# start of Collected material

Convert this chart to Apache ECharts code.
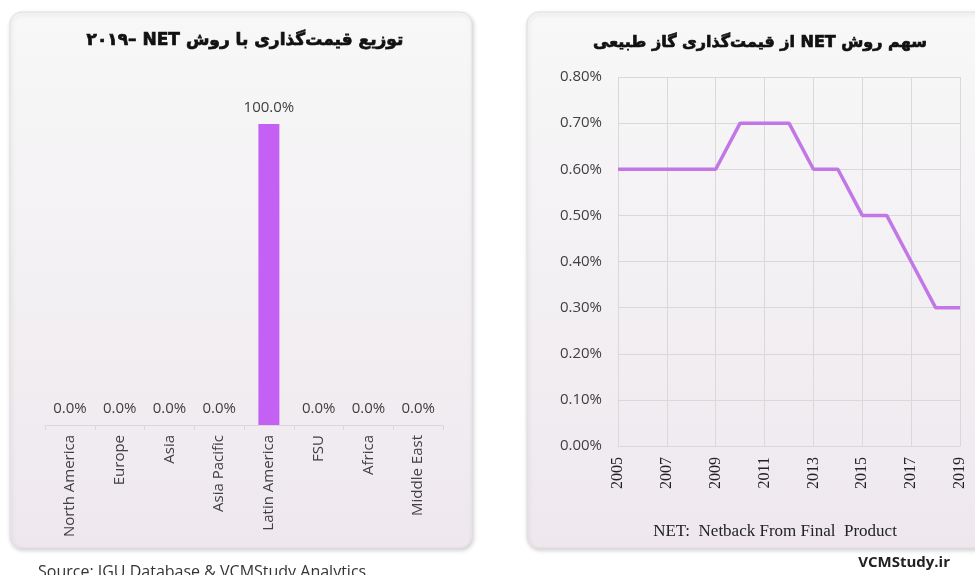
<!DOCTYPE html>
<html>
<head>
<meta charset="utf-8">
<script src="https://cdn.jsdelivr.net/npm/echarts@6/dist/echarts.min.js"></script>
<style>
html,body{margin:0;padding:0;background:#fff;}
#main{width:975px;height:575px;}
</style>
</head>
<body>
<div id="main"></div>
<script>
//مناطق - نمودار ستونی
var regions = ['North America', 'Europe', 'Asia', 'Asia Pacific', 'Latin America', 'FSU', 'Africa', 'Middle East'];
var regionShare = [0, 0, 0, 0, 100, 0, 0, 0];
//سال ها - نمودار خطی
var years = ['2005', '2006', '2007', '2008', '2009', '2010', '2011', '2012', '2013', '2014', '2015', '2016', '2017', '2018', '2019'];
var netShare = [0.6, 0.6, 0.6, 0.6, 0.6, 0.7, 0.7, 0.7, 0.6, 0.6, 0.5, 0.5, 0.4, 0.3, 0.3];

//عنوان ها (با کاراکترهای جهت راست به چپ)
var leftTitle = '\u202Bتوزیع قیمت‌گذاری با روش NET \u200F–۲۰۱۹\u202C';
var rightTitle = '\u202Bسهم روش NET از قیمت‌گذاری گاز طبیعی\u202C';

var sans = '"Open Sans", "Noto Sans", sans-serif';
var serif = '"Liberation Serif", "DejaVu Serif", serif';
var labelColor = '#404040';
var gridColor = '#d9d9d9';

var chart = echarts.init(document.getElementById('main'));

//پس زمینه پنل ها
function panel(x, w) {
	return {
		type: 'rect',
		z: -10,
		shape: { x: x, y: 12, width: w, height: 536, r: 12 },
		style: {
			fill: new echarts.graphic.LinearGradient(0, 0, 0, 1, [
				{ offset: 0, color: '#f8f8f8' },
				{ offset: 1, color: '#eee8ee' }
			]),
			stroke: '#e2e0e2',
			lineWidth: 1,
			shadowBlur: 4,
			shadowOffsetX: 1,
			shadowOffsetY: 2,
			shadowColor: 'rgba(0,0,0,0.18)'
		}
	};
}

function titleText(text, x, y, size) {
	return {
		type: 'text', z: 5,
		x: x, y: y,
		style: {
			text: text,
			font: 'bold ' + size + 'px "DejaVu Sans", sans-serif',
			fill: '#111', stroke: '#111', lineWidth: 0.7,
			align: 'center', verticalAlign: 'middle'
		}
	};
}

var option = {
	animation: false,
	backgroundColor: '#ffffff',
	graphic: [
		panel(10, 462),
		panel(527, 460),
		titleText(leftTitle, 245, 41, 17),
		titleText(rightTitle, 760, 43, 16),
		{
			type: 'text', z: 5,
			x: 775, y: 532,
			style: {
				text: 'NET:  Netback From Final  Product',
				font: '17px ' + serif,
				fill: '#222', align: 'center', verticalAlign: 'middle'
			}
		},
		{
			type: 'text', z: 5,
			x: 38, y: 572,
			style: {
				text: 'Source: IGU Database & VCMStudy Analytics',
				font: '16px ' + sans,
				fill: '#333', align: 'left', verticalAlign: 'middle'
			}
		},
		{
			type: 'text', z: 5,
			x: 950, y: 563,
			style: {
				text: 'VCMStudy.ir',
				font: 'bold 15px ' + sans,
				fill: '#222', align: 'right', verticalAlign: 'middle'
			}
		}
	],
	grid: [
		{ left: 45, top: 124, width: 398, height: 301 },
		{ left: 618, top: 77, width: 342, height: 369 }
	],
	xAxis: [{
		type: 'category',
		gridIndex: 0,
		data: regions,
		axisLine: { lineStyle: { color: gridColor } },
		axisTick: { show: true, length: 5, lineStyle: { color: gridColor } },
		axisLabel: {
			rotate: 90, margin: 10, interval: 0,
			color: labelColor, fontFamily: sans, fontSize: 15
		}
	}, {
		type: 'category',
		gridIndex: 1,
		data: years,
		boundaryGap: false,
		axisLine: { lineStyle: { color: gridColor } },
		axisTick: { show: false },
		axisLabel: {
			rotate: 90, margin: 11, interval: 1,
			color: '#222', fontFamily: serif, fontSize: 16
		},
		splitLine: { show: true, interval: 1, lineStyle: { color: gridColor } }
	}],
	yAxis: [{
		type: 'value',
		gridIndex: 0,
		min: 0, max: 100,
		show: false
	}, {
		type: 'value',
		gridIndex: 1,
		min: 0, max: 0.8, interval: 0.1,
		axisLine: { show: false },
		axisTick: { show: false },
		axisLabel: {
			margin: 16, color: labelColor, fontFamily: sans, fontSize: 15,
			formatter: function (v) { return v.toFixed(2) + '%'; }
		},
		splitLine: { lineStyle: { color: gridColor } }
	}],
	series: [{
		type: 'bar',
		xAxisIndex: 0,
		yAxisIndex: 0,
		data: regionShare,
		barWidth: 21,
		itemStyle: { color: '#c560f5' },
		label: {
			show: true, position: 'top', distance: 9,
			color: labelColor, fontFamily: sans, fontSize: 15,
			formatter: function (p) { return p.value.toFixed(1) + '%'; }
		}
	}, {
		type: 'line',
		xAxisIndex: 1,
		yAxisIndex: 1,
		data: netShare,
		showSymbol: false,
		lineStyle: { color: '#c277e6', width: 3.5 },
		itemStyle: { color: '#c277e6' }
	}]
};

chart.setOption(option);
</script>
</body>
</html>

# end of Collected material

Brief: Restate only the lines running from the start of the material above through the line containing "0.4, 0.3, 0.3];", ends included. No pictures.

Answer to this task:
Convert this chart to Apache ECharts code.
<!DOCTYPE html>
<html>
<head>
<meta charset="utf-8">
<script src="https://cdn.jsdelivr.net/npm/echarts@6/dist/echarts.min.js"></script>
<style>
html,body{margin:0;padding:0;background:#fff;}
#main{width:975px;height:575px;}
</style>
</head>
<body>
<div id="main"></div>
<script>
//مناطق - نمودار ستونی
var regions = ['North America', 'Europe', 'Asia', 'Asia Pacific', 'Latin America', 'FSU', 'Africa', 'Middle East'];
var regionShare = [0, 0, 0, 0, 100, 0, 0, 0];
//سال ها - نمودار خطی
var years = ['2005', '2006', '2007', '2008', '2009', '2010', '2011', '2012', '2013', '2014', '2015', '2016', '2017', '2018', '2019'];
var netShare = [0.6, 0.6, 0.6, 0.6, 0.6, 0.7, 0.7, 0.7, 0.6, 0.6, 0.5, 0.5, 0.4, 0.3, 0.3];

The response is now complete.